Even when I do a Filthy 50 workout, I will extend beyond 50 (even if I stop counting at that point) if I can. If there’s one way in which I approach working out that’s different from others, it’s probably this idea: I truly believe you need to do every set until you can’t take on any more resistance…until true failure.

So you probably thought you’d see specific exercises here, how many sets I do, when I do them, and so on. There’s really not any particular exercises I do that are revolutionary – bench press, dips, push-ups for chest, pull-ups, rows for back…the same as everyone else – but I think the way in which I go about completing the exercises is perhaps unique.
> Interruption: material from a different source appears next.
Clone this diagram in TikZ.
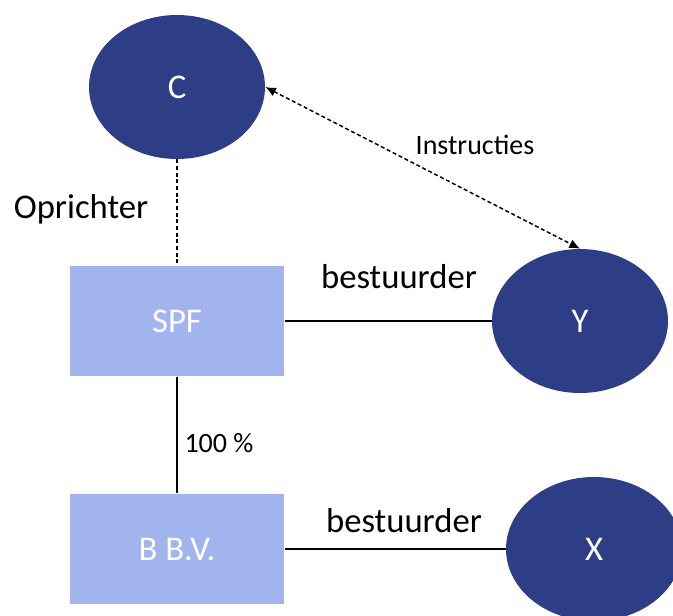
\documentclass[tikz,border=0pt]{standalone}
\usepackage{fontspec}
\setmainfont{Carlito}
\usepackage{xcolor}
\usepackage{tikz}
\usetikzlibrary{shapes.geometric,calc,arrows.meta}

\definecolor{darkblue}{RGB}{45,62,135}
\definecolor{lightblue}{RGB}{161,180,238}

\tikzset{
	person/.style={ellipse,fill=darkblue,text=white,minimum width=132pt,minimum height=108pt,inner sep=0pt,font=\fontsize{26}{30}\selectfont},
	entity/.style={rectangle,fill=lightblue,text=white,minimum width=161pt,minimum height=83pt,inner sep=0pt,font=\fontsize{26}{30}\selectfont},
	biglbl/.style={font=\fontsize{26}{30}\selectfont,inner sep=0pt},
	smalllbl/.style={font=\fontsize{21}{25}\selectfont,inner sep=0pt},
	link/.style={line width=1.1pt}
}

\begin{document}
\begin{tikzpicture}[x=0.75pt,y=-0.75pt]
	\useasboundingbox (0,0) rectangle (673,615);
	
	\node[person] (C) at (177,87) {C};
	\node[person] (Y) at (580,321) {Y};
	\node[person] (X) at (594,549) {X};
	\node[entity] (SPF) at (177,321) {SPF};
	\node[entity] (BBV) at (177,549) {B B.V.};
	
	\node[biglbl] (oprichter) at (81,209) {Oprichter};
	\node[biglbl] (best1) at (399,277) {bestuurder};
	\node[biglbl] (best2) at (404,521) {bestuurder};
	\node[smalllbl] (instr) at (475,145) {Instructies};
	\node[smalllbl] (pct) at (219,443) {100 \%};
	
	\draw[link,dash pattern=on 3pt off 2pt] (C) -- (SPF);
	\draw[link,dash pattern=on 3pt off 2pt,{Latex[length=8pt,width=7pt]}-{Latex[length=8pt,width=7pt]}] (C.east) -- (Y.north);
	\draw[link] (SPF.east) -- (Y.west);
	\draw[link] (SPF) -- (BBV);
	\draw[link] (BBV.east) -- (X.west);
\end{tikzpicture}
\end{document}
I actually think the exact exercises you do aren’t even that important.

My goal for each workout is to improve in at least one of the four fundamentals, and thus I concentrate on emphasizing one each time. Sometimes I use heavier weight. Sometimes I do more reps at a greater speed, even if it means sacrificing form (in a smart way that won’t get me injured). Sometimes I really focus on lengthening sets and harping on mind-muscle connection. And sometimes I do extremely quick workouts with little to no rest between sets.

In my experience, focusing on killing it in one of these four areas – and mixing them up at equal (but random) ratios based on how you feel – has been the most effective way to get in shape quickly.